Teacher: "This Christian life is not about having an explanation for everything. We can't know everything. The Christian life is about being good, being kind, being loving. It's about living a good life. That's all."

Can't speak for everyone else but doing my own inventory, on face value I don't have an explanation for many things, Christian and non-Christian. In fact I can't explain most things I rely on day to day. I can't explain why there's so many auto accidents on the freeway I do my daily commute on, given the fact everyone's doing the same thing....or are they? Looked at another way I can't explain why there aren't MORE accidents given the variables. It should be one long string of fender benders come to think of it. Get on the freeway, drive 3 minutes, bang. Next.

Yet, I've driven for decades, over 40 years more or less without anything close to a scraper. Uh oh - "jinxed"....? How will I explain this 10 years from now if I don't have an auto accident? Will it explain that jinxing doesn't work? Or that I stopped driving? I think the endless stream of a universe of possibilities that we try to explain by reason relies on our observation of reliability and predictability where a thing occurs more than once, thrice to triangulate and many or enough times for us to assume we know what we're experiencing, and have some grip on it's repetition, that's it's the same thing or things and after that it's all math. (enter the Squirrel!) or put another way if something only happens once it's hard to capture it fully enough to understand it's entire context.

Which I think goes to the general topic of "religion" and man's efforts, inspired or otherwise, to capture his world. People want to take an individual experience and understand it in the context of that of others and work from the standpoint that it's going to be "the same" when it can't be. Ultimately the joining of completely separate and individual non-repetitive instances of something ("Me", "You") is going to be difficult to say the least. If I were a musician I'd look at music and see an example of how that happens mentally, emotionally and physically, real time, on the ground. Successful examples of what's possible abound. I think many people want more. To me the more is of another realm and looks different but has similarities. People learn to understand themselves by what's different - sort of goes with the territory I think. But to make anything work with more than one of us we need to find at least one similarity. Saints identify sinners but both are something else and that something else is what allows for seeing the difference and it's the one thing that's the same about both. If we could only nail down that Same Thing and bottle it I'm sure we could make a bundle. :wink2:

It should be, could be enlightening and instructive if not out right enjoyable. Why it's not for so many - dunno, but I'll be on the freeway tomorrow morning.
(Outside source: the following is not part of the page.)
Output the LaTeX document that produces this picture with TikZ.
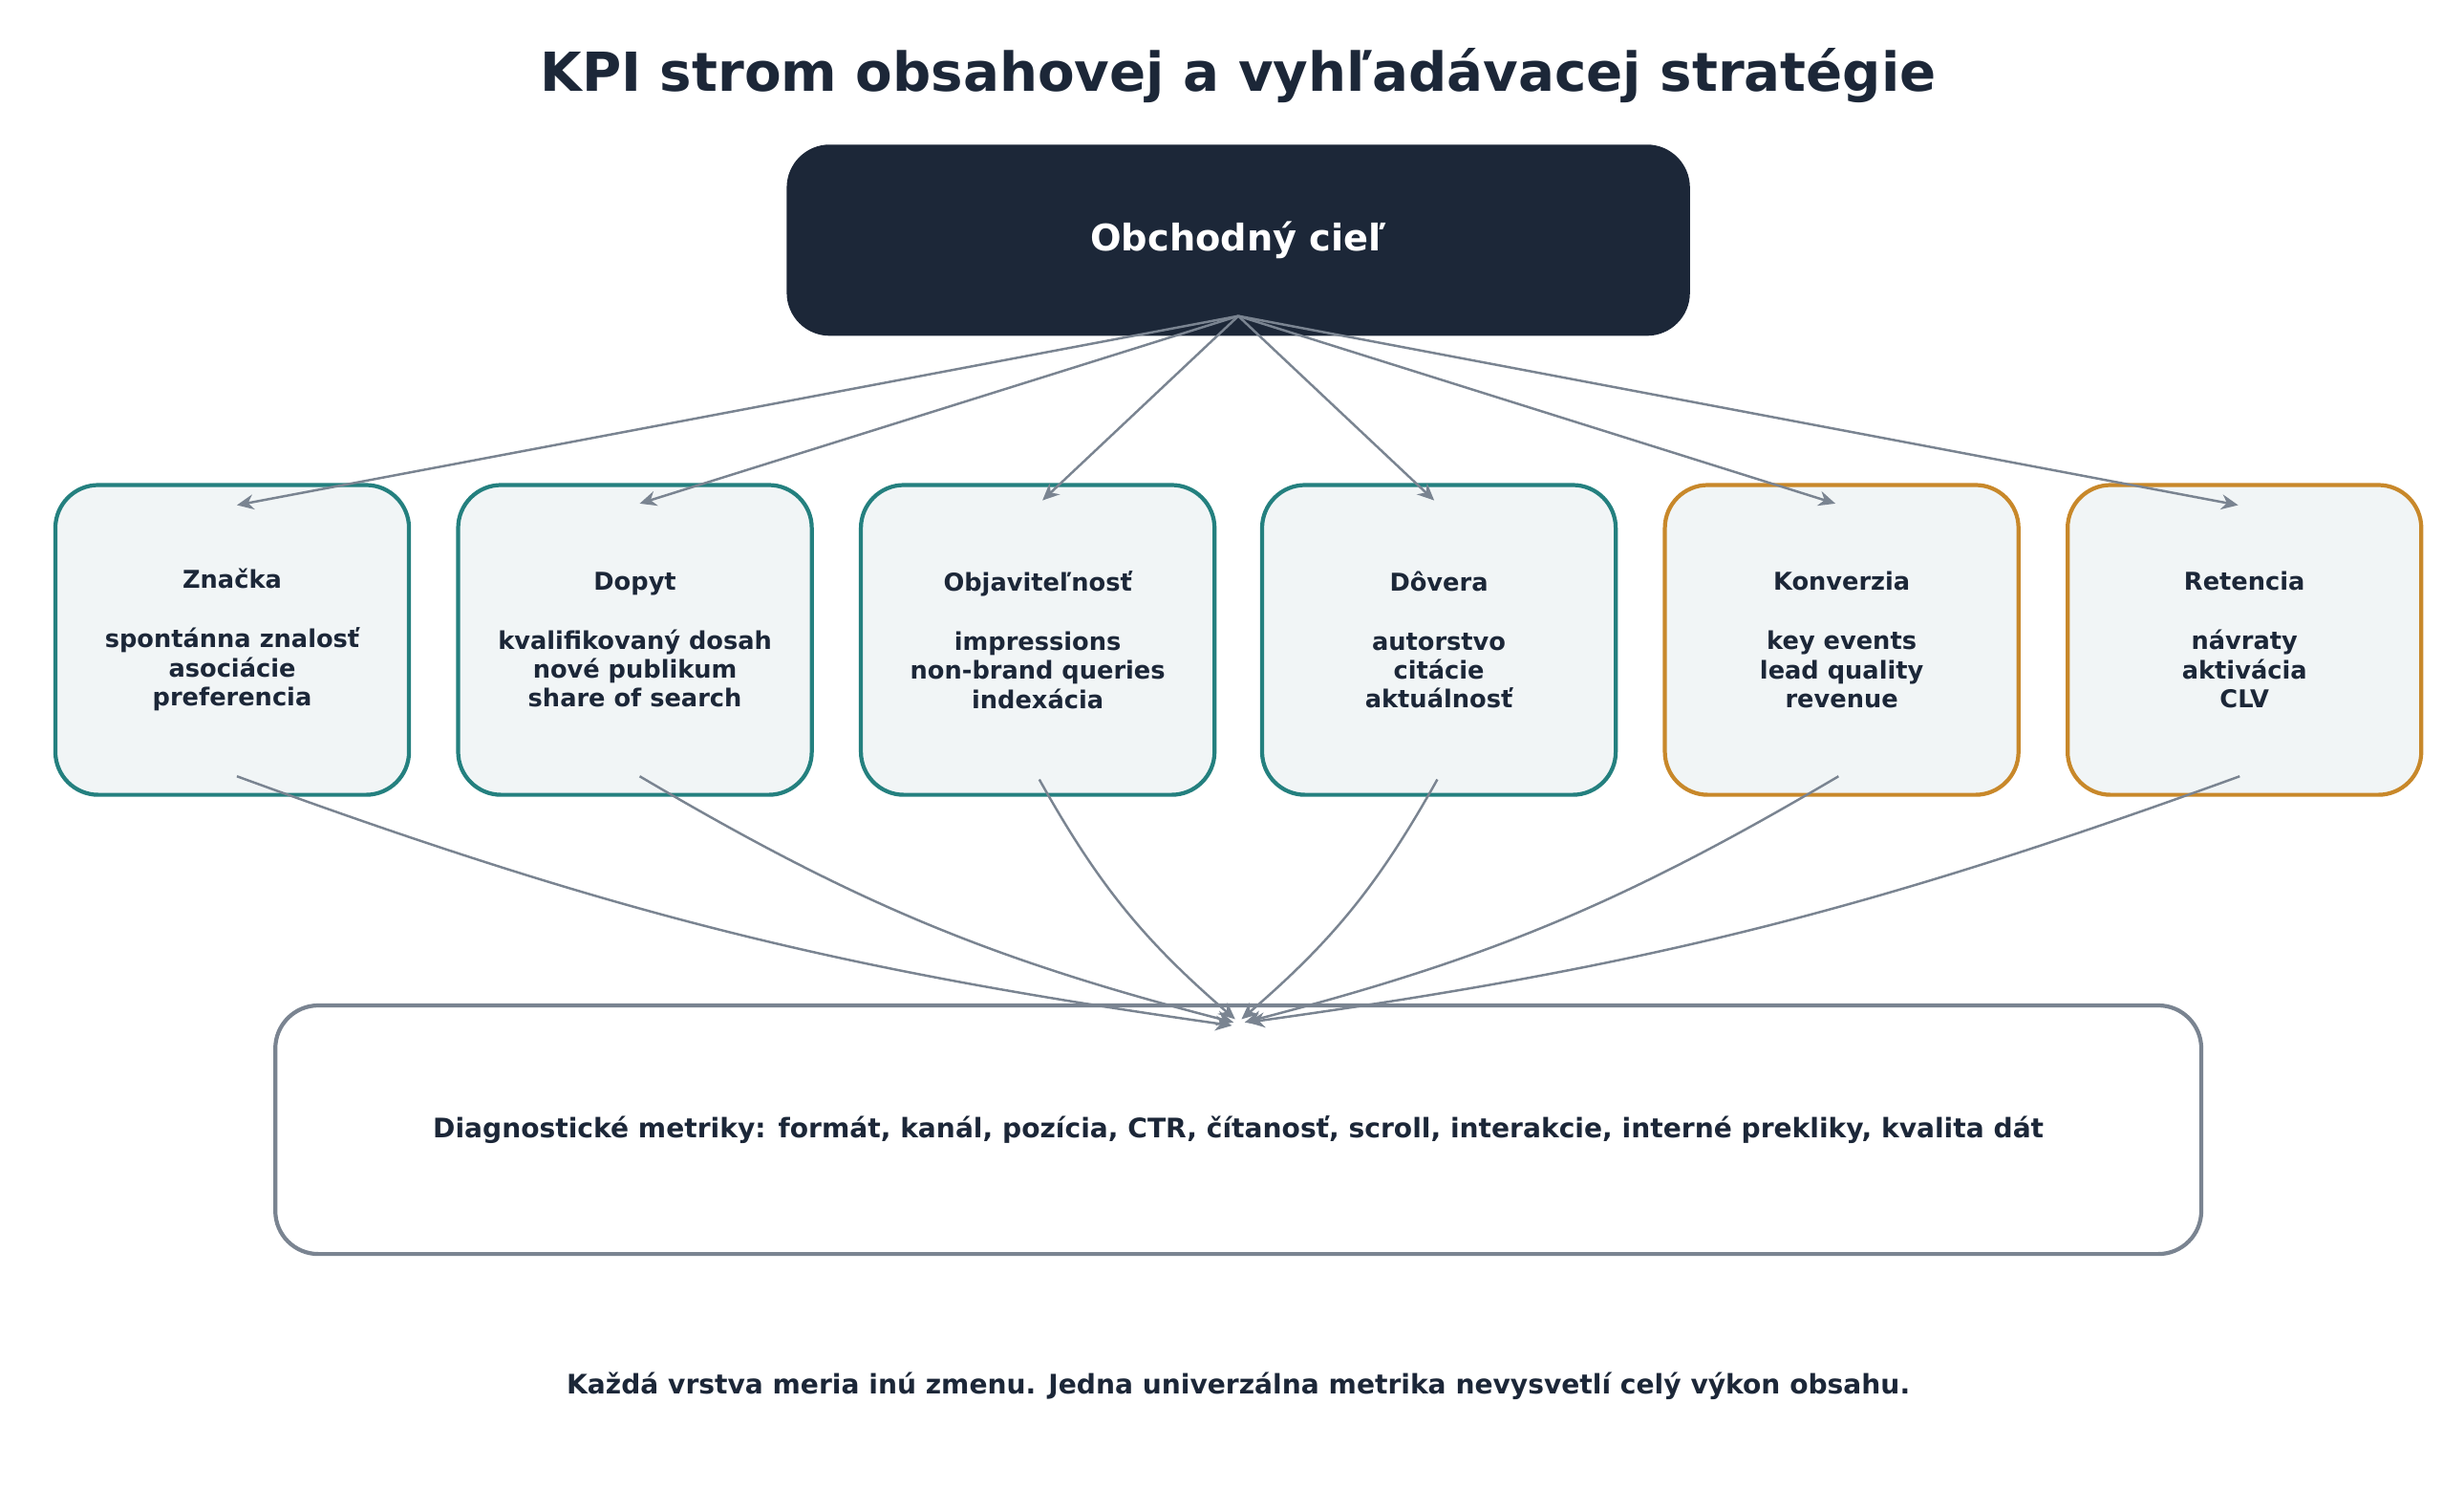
\documentclass[tikz,border=0pt]{standalone}
\usepackage{fontspec}
\setmainfont{DejaVu Sans}
\usetikzlibrary{positioning,calc,arrows.meta}
\definecolor{navy}{HTML}{1C2738}
\definecolor{teal}{HTML}{24807F}
\definecolor{ochre}{HTML}{C8882A}
\definecolor{pale}{HTML}{F1F5F6}
\definecolor{slate}{HTML}{7A8491}
\begin{document}
\begin{tikzpicture}[x=0.01653cm,y=-0.01653cm,
      kpi/.style = {draw,line width=1.2pt,fill=pale,rounded corners=0.45cm,
         minimum width=3.7cm,minimum height=3.24cm,align=center,
         text=navy,font=\bfseries\fontsize{7.3}{8.6}\selectfont},
      brand/.style = {kpi,draw=teal},
      money/.style = {kpi,draw=ochre},
      link/.style = {draw=slate,line width=0.7pt,-{Stealth[length=5pt,width=4.5pt]}}]

   \useasboundingbox (0,0) rectangle (1560,956);

   \node[text=navy,font=\bfseries\fontsize{16}{19}\selectfont] (title) at (784,48)
      {KPI strom obsahovej a vyhľadávacej stratégie};

   % goal
   \node[fill=navy,rounded corners=0.45cm,minimum width=9.45cm,minimum height=2cm,
      text=white,font=\bfseries\fontsize{10.9}{13}\selectfont] (goal) at (784,152)
      {Obchodný cieľ};
   \coordinate (hub) at (784,200);

   % KPI layer
   \node[brand] (znacka) at (147,405)
      {Značka\\[9pt] spontánna znalosť\\ asociácie\\ preferencia};
   \node[brand] (dopyt)  at (402,405)
      {Dopyt\\[9pt] kvalifikovaný dosah\\ nové publikum\\ share of search};
   \node[brand] (objav)  at (657,405)
      {Objaviteľnosť\\[9pt] impressions\\ non-brand queries\\ indexácia};
   \node[brand] (dovera) at (911,405)
      {Dôvera\\[9pt] autorstvo\\ citácie\\ aktuálnosť};
   \node[money] (konv)   at (1166,405)
      {Konverzia\\[9pt] key events\\ lead quality\\ revenue};
   \node[money] (retencia) at (1421,405)
      {Retencia\\[9pt] návraty\\ aktivácia\\ CLV};

   % diagnostics
   \node[draw=slate,line width=1.2pt,rounded corners=0.45cm,minimum width=20.15cm,
      minimum height=2.6cm,text=navy,font=\bfseries\fontsize{8}{10}\selectfont]
      (diag) at (784,715)
      {Diagnostické metriky: formát, kanál, pozícia, CTR, čítanosť, scroll, interakcie, interné prekliky, kvalita dát};

   \node[text=navy,font=\bfseries\fontsize{8}{10}\selectfont] (note) at (784,877)
      {Každá vrstva meria inú zmenu. Jedna univerzálna metrika nevysvetlí celý výkon obsahu.};

   % goal -> KPI
   \draw[link] (hub) -- ($(znacka.north)+(3,14)$);
   \draw[link] (hub) -- ($(dopyt.north)+(3,13)$);
   \draw[link] (hub) -- ($(objav.north)+(3,11)$);
   \draw[link] (hub) -- ($(dovera.north)+(-3,11)$);
   \draw[link] (hub) -- ($(konv.north)+(-4,13)$);
   \draw[link] (hub) -- ($(retencia.north)+(-4,14)$);

   % KPI -> diagnostics
   \draw[link] ($(znacka.south)+(3,-13)$) to[bend right=6] ($(diag.north)+(-4,14)$);
   \draw[link] ($(dopyt.south)+(3,-13)$) to[bend right=8] ($(diag.north)+(-3,12)$);
   \draw[link] ($(objav.south)+(1,-11)$) to[bend right=10] ($(diag.north)+(-2,10)$);
   \draw[link] ($(dovera.south)+(-1,-11)$) to[bend left=10] ($(diag.north)+(2,10)$);
   \draw[link] ($(konv.south)+(-2,-13)$) to[bend left=8] ($(diag.north)+(4,12)$);
   \draw[link] ($(retencia.south)+(-3,-13)$) to[bend left=6] ($(diag.north)+(6,12)$);
\end{tikzpicture}
\end{document}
I doubt that guy could explain much of anything he takes for granted to the satisfaction of someone else who disagrees or holds another opinion though. Or could he? "Explain" is an interesting term. I can explain something something in great detail, graphs, charts, stat's and a screaming summary statement - now what? "That's stupid!"....?....Fine. Go get your own PowerPoint. :biglaugh:

I do think the Christian life is about more than doing good though. That's good, doing good and I'm all for it. More better gooder, that's my motto. Christianity does have it's differentiators as they say and it's own brand. Look for it where ever fine faiths are being sold and all that but I think it stands out.